** START OF Given information **

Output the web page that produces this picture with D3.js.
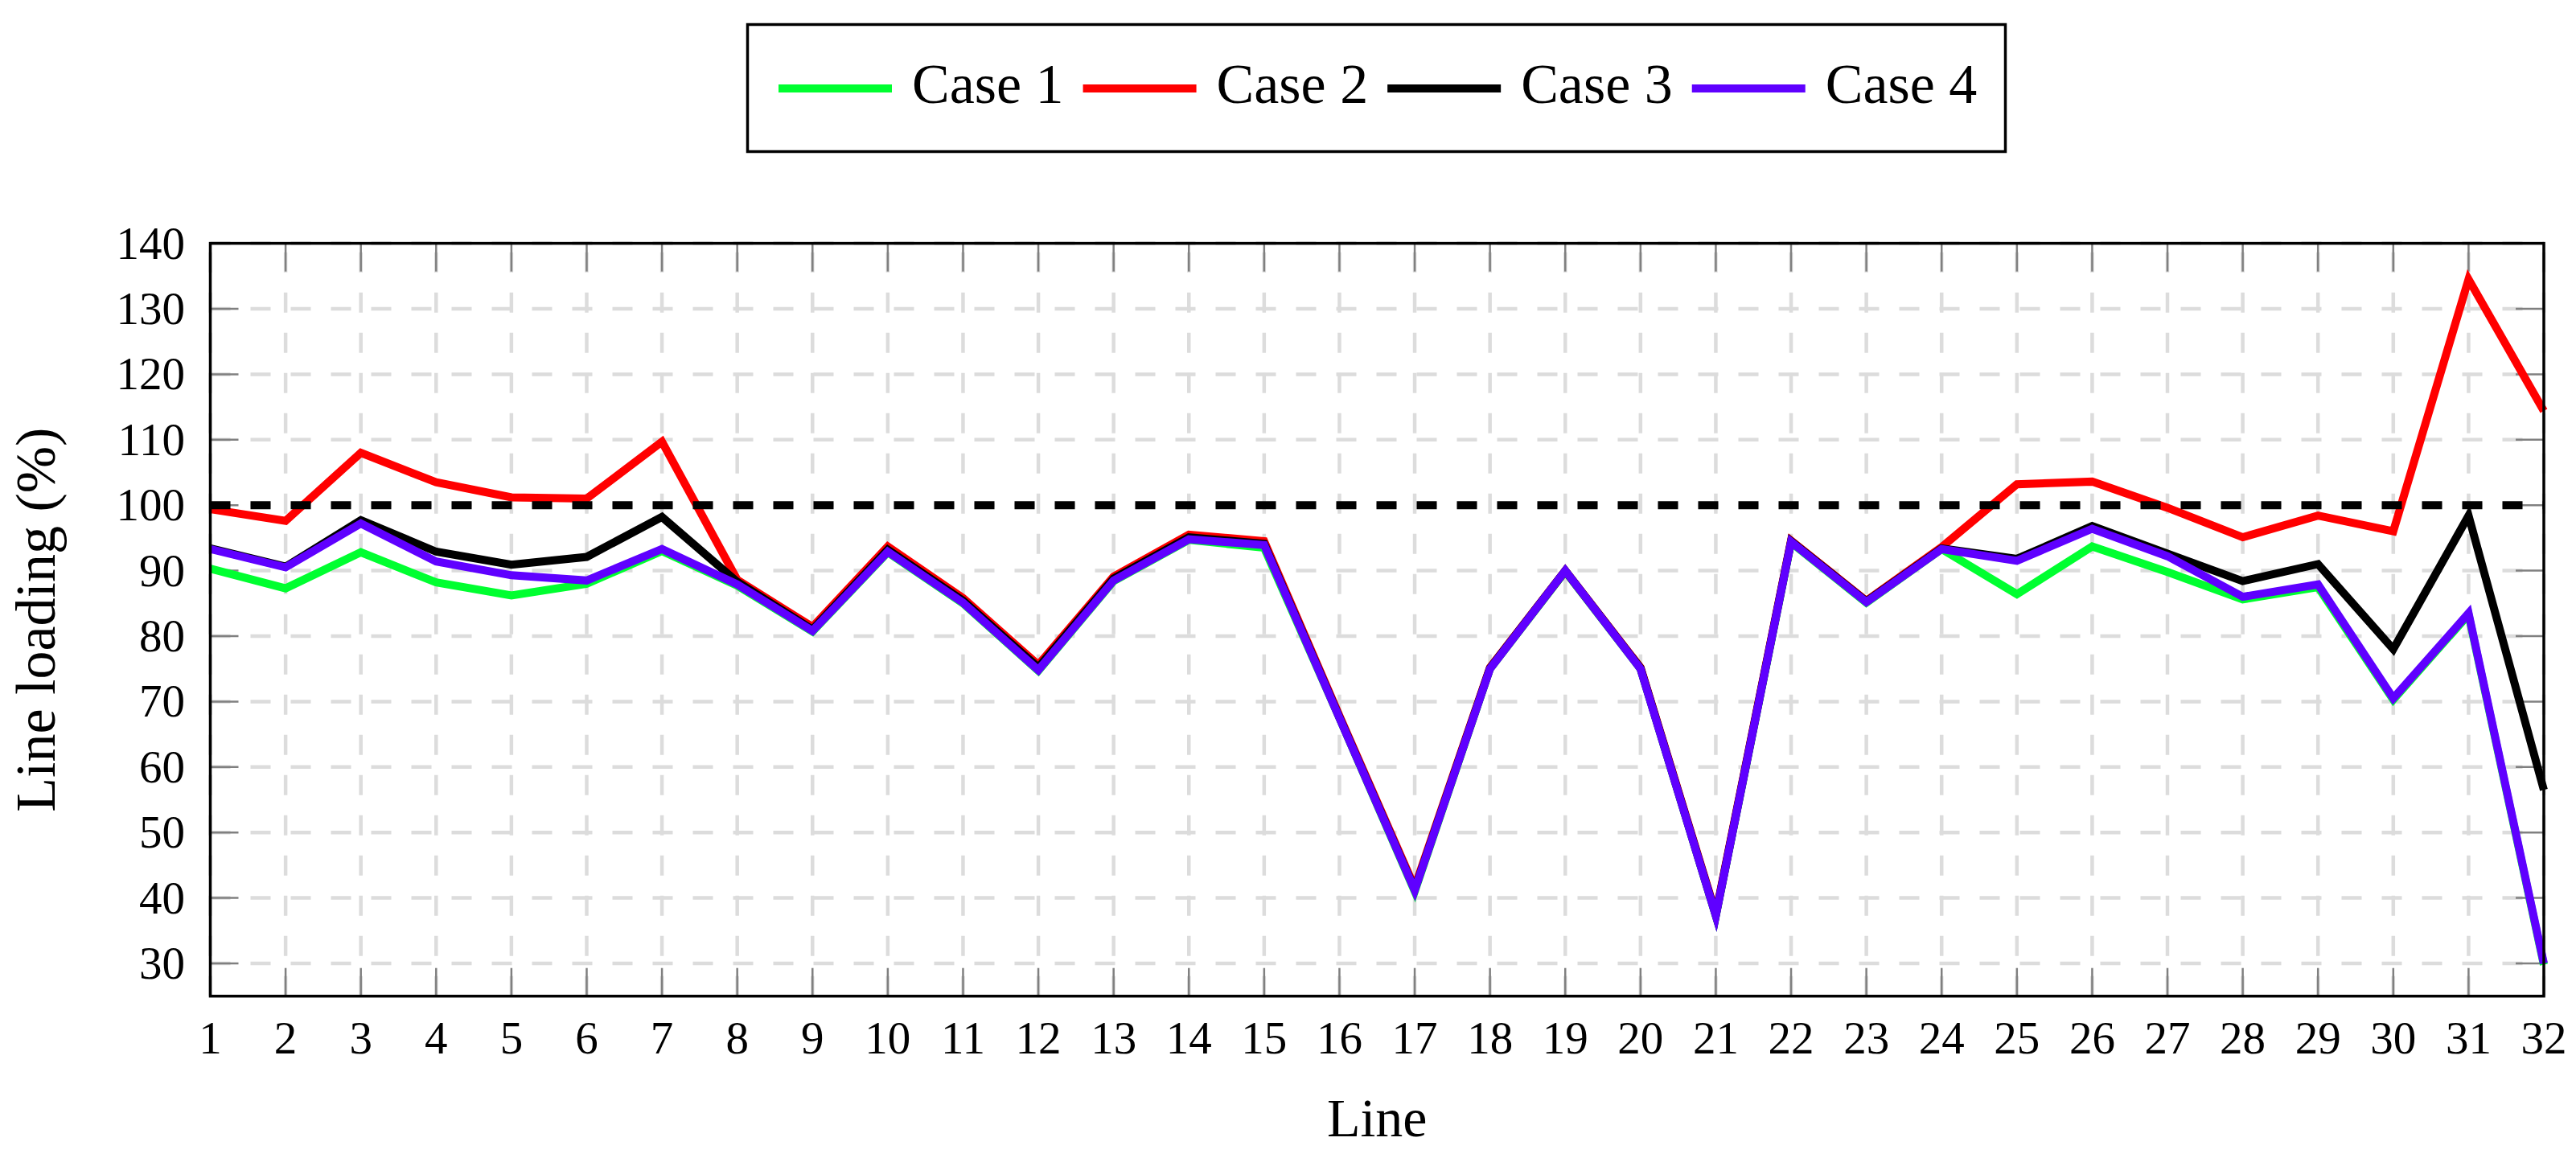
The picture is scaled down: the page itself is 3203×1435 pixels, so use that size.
<!DOCTYPE html>
<html>
<head>
<meta charset="utf-8">
<script src="https://cdn.jsdelivr.net/npm/d3@7"></script>
<style>
  html, body { margin: 0; padding: 0; background: #fff; }
  svg { display: block; }
  text { font-family: "Liberation Serif", "DejaVu Serif", serif; fill: #000; }
</style>
</head>
<body>
<svg id="chart" width="3203" height="1435"></svg>
<script>
// ---------- data ----------
const lines = d3.range(1, 33); // Line 1..32
const seriesNames = ["Case 1", "Case 2", "Case 3", "Case 4"];
const case1 = [90.3, 87.3, 92.8, 88.2, 86.2, 88.0, 93.0, 87.7, 80.7, 92.8, 85.0, 74.7, 88.4, 94.7, 93.5, 67.5,
               41.0, 75.0, 89.9, 75.0, 37.3, 94.3, 85.1, 93.3, 86.4, 93.7, 89.8, 85.6, 87.5, 70.3, 83.3, 29.8];
const case2 = [99.4, 97.6, 108.0, 103.5, 101.2, 101.0, 109.7, 88.6, 81.4, 93.7, 85.8, 75.6, 89.1, 95.5, 94.5, 67.8,
               41.6, 75.2, 90.0, 75.2, 37.6, 94.6, 85.4, 93.6, 103.2, 103.6, 99.6, 95.1, 98.4, 96.0, 134.5, 114.4];
const case3 = [93.4, 90.6, 97.7, 92.9, 90.9, 92.1, 98.2, 88.3, 81.0, 93.2, 85.4, 75.2, 88.8, 95.1, 94.1, 67.6,
               41.3, 75.1, 90.0, 75.1, 37.4, 94.5, 85.3, 93.4, 91.8, 96.8, 92.6, 88.4, 91.0, 78.0, 98.4, 56.5];
const case4 = [93.3, 90.5, 97.2, 91.4, 89.3, 88.5, 93.3, 87.9, 80.8, 92.9, 85.1, 74.8, 88.5, 94.8, 93.9, 67.5,
               41.2, 75.0, 90.0, 75.0, 37.3, 94.4, 85.2, 93.3, 91.5, 96.4, 92.2, 86.0, 87.9, 70.5, 83.5, 30.0];
const seriesValues = [case1, case2, case3, case4];
const seriesColors = ["#00ff30", "#ff0000", "#000000", "#5f00ff"];
const yTicks = [30, 40, 50, 60, 70, 80, 90, 100, 110, 120, 130, 140];
const xTicks = lines;
const limitValue = 100;
const yDomain = [25, 140];
const xLabel = "Line";
const yLabel = "Line loading (%)";

// ---------- layout ----------
const L = 261.5, R = 3163, T = 302.6, B = 1238.7;
const svg = d3.select("#chart");
const x = d3.scaleLinear().domain([1, 32]).range([L, R]);
const y = d3.scaleLinear().domain(yDomain).range([B, T]);

// grid
const grid = svg.append("g");
grid.selectAll("line.v").data(xTicks).join("line")
  .attr("x1", d => x(d)).attr("x2", d => x(d)).attr("y1", B).attr("y2", T)
  .attr("stroke", "#dcdcdc").attr("stroke-width", 4.5).attr("stroke-dasharray", "25,25");
grid.selectAll("line.h").data(yTicks).join("line")
  .attr("x1", L).attr("x2", R).attr("y1", d => y(d)).attr("y2", d => y(d))
  .attr("stroke", "#dcdcdc").attr("stroke-width", 4.5).attr("stroke-dasharray", "25,25");

// ticks (inside, on all four sides)
const tickLen = 35;
const ticks = svg.append("g").attr("stroke", "#808080").attr("stroke-width", 2.5);
ticks.selectAll("line.b").data(xTicks).join("line")
  .attr("x1", d => x(d)).attr("x2", d => x(d)).attr("y1", B).attr("y2", B - tickLen);
ticks.selectAll("line.t").data(xTicks).join("line")
  .attr("x1", d => x(d)).attr("x2", d => x(d)).attr("y1", T).attr("y2", T + tickLen);
ticks.selectAll("line.l").data(yTicks).join("line")
  .attr("x1", L).attr("x2", L + tickLen).attr("y1", d => y(d)).attr("y2", d => y(d));
ticks.selectAll("line.r").data(yTicks).join("line")
  .attr("x1", R).attr("x2", R - tickLen).attr("y1", d => y(d)).attr("y2", d => y(d));

// data lines
const lineGen = d3.line().x((d, i) => x(lines[i])).y(d => y(d)).curve(d3.curveLinear);
svg.append("g").selectAll("path").data(seriesValues).join("path")
  .attr("d", d => lineGen(d))
  .attr("fill", "none")
  .attr("stroke", (d, i) => seriesColors[i])
  .attr("stroke-width", 10)
  .attr("stroke-linejoin", "miter")
  .attr("stroke-miterlimit", 10);

// 100% limit line
svg.append("line")
  .attr("x1", L).attr("x2", R).attr("y1", y(limitValue)).attr("y2", y(limitValue))
  .attr("stroke", "#000").attr("stroke-width", 10).attr("stroke-dasharray", "25,25");

// frame
svg.append("rect").attr("x", L).attr("y", T).attr("width", R - L).attr("height", B - T)
  .attr("fill", "none").attr("stroke", "#000").attr("stroke-width", 3.5);

// tick labels
svg.append("g").selectAll("text").data(xTicks).join("text")
  .attr("x", d => x(d)).attr("y", 1310).attr("text-anchor", "middle")
  .attr("font-size", 57).text(d => d);
svg.append("g").selectAll("text").data(yTicks).join("text")
  .attr("x", 230).attr("y", d => y(d) + 19).attr("text-anchor", "end")
  .attr("font-size", 57).text(d => d);

// axis labels
svg.append("text").attr("x", (L + R) / 2).attr("y", 1413).attr("text-anchor", "middle")
  .attr("font-size", 68).text(xLabel);
svg.append("text").attr("transform", `translate(68, ${(T + B) / 2}) rotate(-90)`)
  .attr("text-anchor", "middle").attr("font-size", 70).text(yLabel);

// legend
const legend = svg.append("g");
legend.append("rect").attr("x", 929.5).attr("y", 30.5).attr("width", 1564).attr("height", 158)
  .attr("fill", "#fff").attr("stroke", "#000").attr("stroke-width", 3.5);
let lx = 968;
seriesNames.forEach((name, i) => {
  legend.append("line").attr("x1", lx).attr("x2", lx + 141).attr("y1", 110).attr("y2", 110)
    .attr("stroke", seriesColors[i]).attr("stroke-width", 10);
  const t = legend.append("text").attr("x", lx + 166).attr("y", 128)
    .attr("font-size", 70).text(name);
  const w = t.node().getComputedTextLength();
  lx = lx + 166 + w + 24;
});
</script>
</body>
</html>
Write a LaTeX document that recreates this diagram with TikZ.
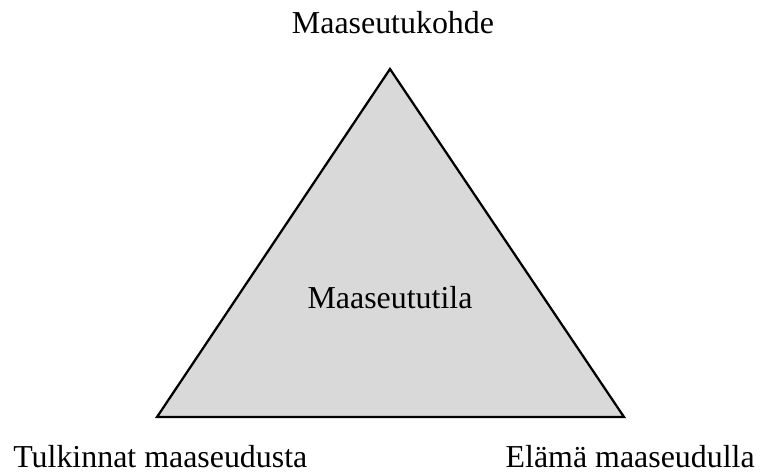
\documentclass[tikz,border=0pt]{standalone}
\usepackage{fontspec}
\setmainfont{Liberation Serif}
\usepackage{tikz}
\usetikzlibrary{positioning, calc}
\definecolor{mydark}{RGB}{0,0,0}
\definecolor{mygray}{RGB}{217,217,217}
\tikzset{
  corner/.style={font=\fontsize{22.7}{27}\selectfont, color=mydark, inner sep=0pt},
  tri/.style={draw=mydark, fill=mygray, line width=1.6pt, line join=miter}
}

\begin{document}
\begin{tikzpicture}[x=0.025cm, y=-0.025cm]
  \useasboundingbox (0,0) rectangle (760,474);

  % Triangle corners
  \coordinate (top) at (390,69);
  \coordinate (left) at (157,417);
  \coordinate (right) at (624,417);

  % Triangle
  \draw[tri] (top) -- (right) -- (left) -- cycle;

  % Labels
  \node[corner, anchor=base] (kohde) at (393,33) {Maaseutukohde};
  \node[corner, anchor=base] (tila) at (390,308) {Maaseututila};
  \node[corner, anchor=base west] (tulkinnat) at (13,467) {Tulkinnat maaseudusta};
  \node[corner, anchor=base east] (elama) at (755,467) {Elämä maaseudulla};
\end{tikzpicture}
\end{document}
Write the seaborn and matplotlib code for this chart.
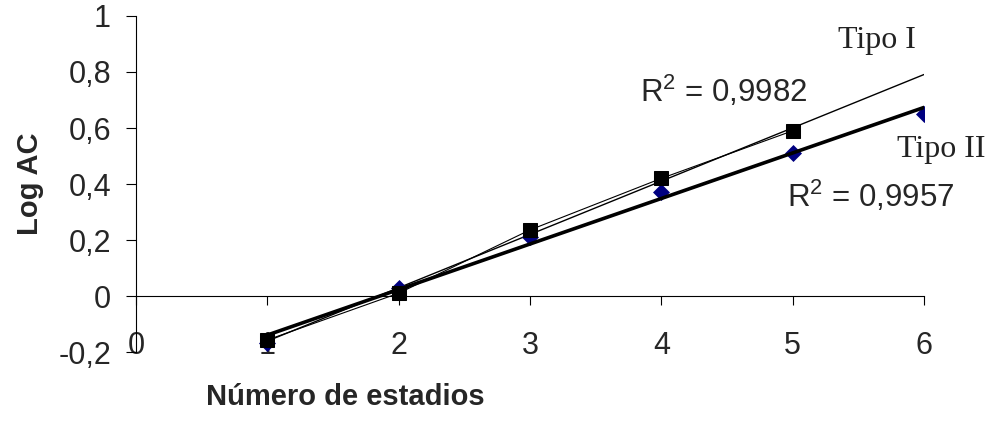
import numpy as np
import matplotlib
matplotlib.use("Agg")
import matplotlib.pyplot as plt
import seaborn as sns

# datos
estadios_1 = [1, 2, 3, 4, 5]
log_ac_1 = [-0.157, 0.01, 0.236, 0.42, 0.59]
estadios_2 = [1, 2, 3, 4, 5, 6]
log_ac_2 = [-0.168, 0.03, 0.21, 0.37, 0.51, 0.65]

x_ticks = [0, 1, 2, 3, 4, 5, 6]
y_ticks = [-0.2, 0, 0.2, 0.4, 0.6, 0.8, 1]
y_tick_labels = ['-0,2', '0', '0,2', '0,4', '0,6', '0,8', '1']

sns.set_theme(style="white")
plt.rcParams['font.family'] = ['Liberation Sans', 'DejaVu Sans']
plt.rcParams['mathtext.fontset'] = 'custom'
plt.rcParams['mathtext.rm'] = 'Liberation Sans'
plt.rcParams['mathtext.it'] = 'Liberation Sans'

fig = plt.figure(figsize=(9.95, 4.23), dpi=100)
ax = fig.add_axes([136 / 995, 1 - 352 / 423, 788 / 995, 336 / 423])

# lineas de tendencia
xs = np.array([1, 6])
p1 = np.polyfit(estadios_1, log_ac_1, 1)
p2 = np.polyfit(estadios_2, log_ac_2, 1)
ax.plot(xs, np.polyval(p1, xs), color='black', lw=1.0, zorder=2)
ax.plot(xs, np.polyval(p2, xs), color='black', lw=2.6, zorder=3)

sns.scatterplot(x=estadios_2, y=log_ac_2, marker='D', color='#000080', s=75,
                edgecolor='#000080', linewidth=0, ax=ax, zorder=2.5)
sns.lineplot(x=estadios_1, y=log_ac_1, marker='s', color='black', lw=0.8,
             markersize=9.5, markeredgecolor='black', ax=ax, zorder=4)

ax.set_xlim(0, 6)
ax.set_ylim(-0.2, 1)
ax.set_xticks(x_ticks)
ax.set_xticklabels([str(t) for t in x_ticks])
ax.set_yticks(y_ticks)
ax.set_yticklabels(y_tick_labels)

for s in ['top', 'right']:
    ax.spines[s].set_visible(False)
ax.spines['bottom'].set_position(('data', 0))
ax.spines['left'].set_position(('data', 0))
for s in ['bottom', 'left']:
    ax.spines[s].set_color('black')
    ax.spines[s].set_linewidth(0.8)

ax.tick_params(axis='x', direction='out', length=6.5, width=0.8, color='black',
               pad=18.5, labelsize=22, bottom=True)
ax.tick_params(axis='y', direction='out', length=7, width=0.8, color='black',
               pad=11, labelsize=22, left=True)
ax.grid(False)

ax.text(5.345, 0.886, 'Tipo I', family=['Liberation Serif'], fontsize=23,
        va='baseline', color='#222222')
ax.text(5.795, 0.496, 'Tipo II', family=['Liberation Serif'], fontsize=23,
        va='baseline', color='#222222')
ax.text(3.84, 0.693, r'R$^2$ = 0,9982', fontsize=22.5, va='baseline')
ax.text(4.957, 0.318, r'R$^2$ = 0,9957', fontsize=22.5, va='baseline')

fig.text(30 / 995, 1 - 184 / 423, 'Log AC', rotation=90, fontsize=21,
         fontweight='bold', ha='center', va='center')
fig.text(345 / 995, 1 - 397 / 423, 'Número de estadios', fontsize=21,
         fontweight='bold', ha='center', va='center')

fig.savefig('out.png', dpi=100)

** END OF Given information **

• Short exercise: Copy the part that starts at the line with "Write the seaborn" and finishes at the line with "y_tick_labels = ['-0,2', '0', '0,2', '0,4', '0,6', '0,8', '1']", both included, and nothing more. Pictures are left out.

• Exercise result:
Write the seaborn and matplotlib code for this chart.
import numpy as np
import matplotlib
matplotlib.use("Agg")
import matplotlib.pyplot as plt
import seaborn as sns

# datos
estadios_1 = [1, 2, 3, 4, 5]
log_ac_1 = [-0.157, 0.01, 0.236, 0.42, 0.59]
estadios_2 = [1, 2, 3, 4, 5, 6]
log_ac_2 = [-0.168, 0.03, 0.21, 0.37, 0.51, 0.65]

x_ticks = [0, 1, 2, 3, 4, 5, 6]
y_ticks = [-0.2, 0, 0.2, 0.4, 0.6, 0.8, 1]
y_tick_labels = ['-0,2', '0', '0,2', '0,4', '0,6', '0,8', '1']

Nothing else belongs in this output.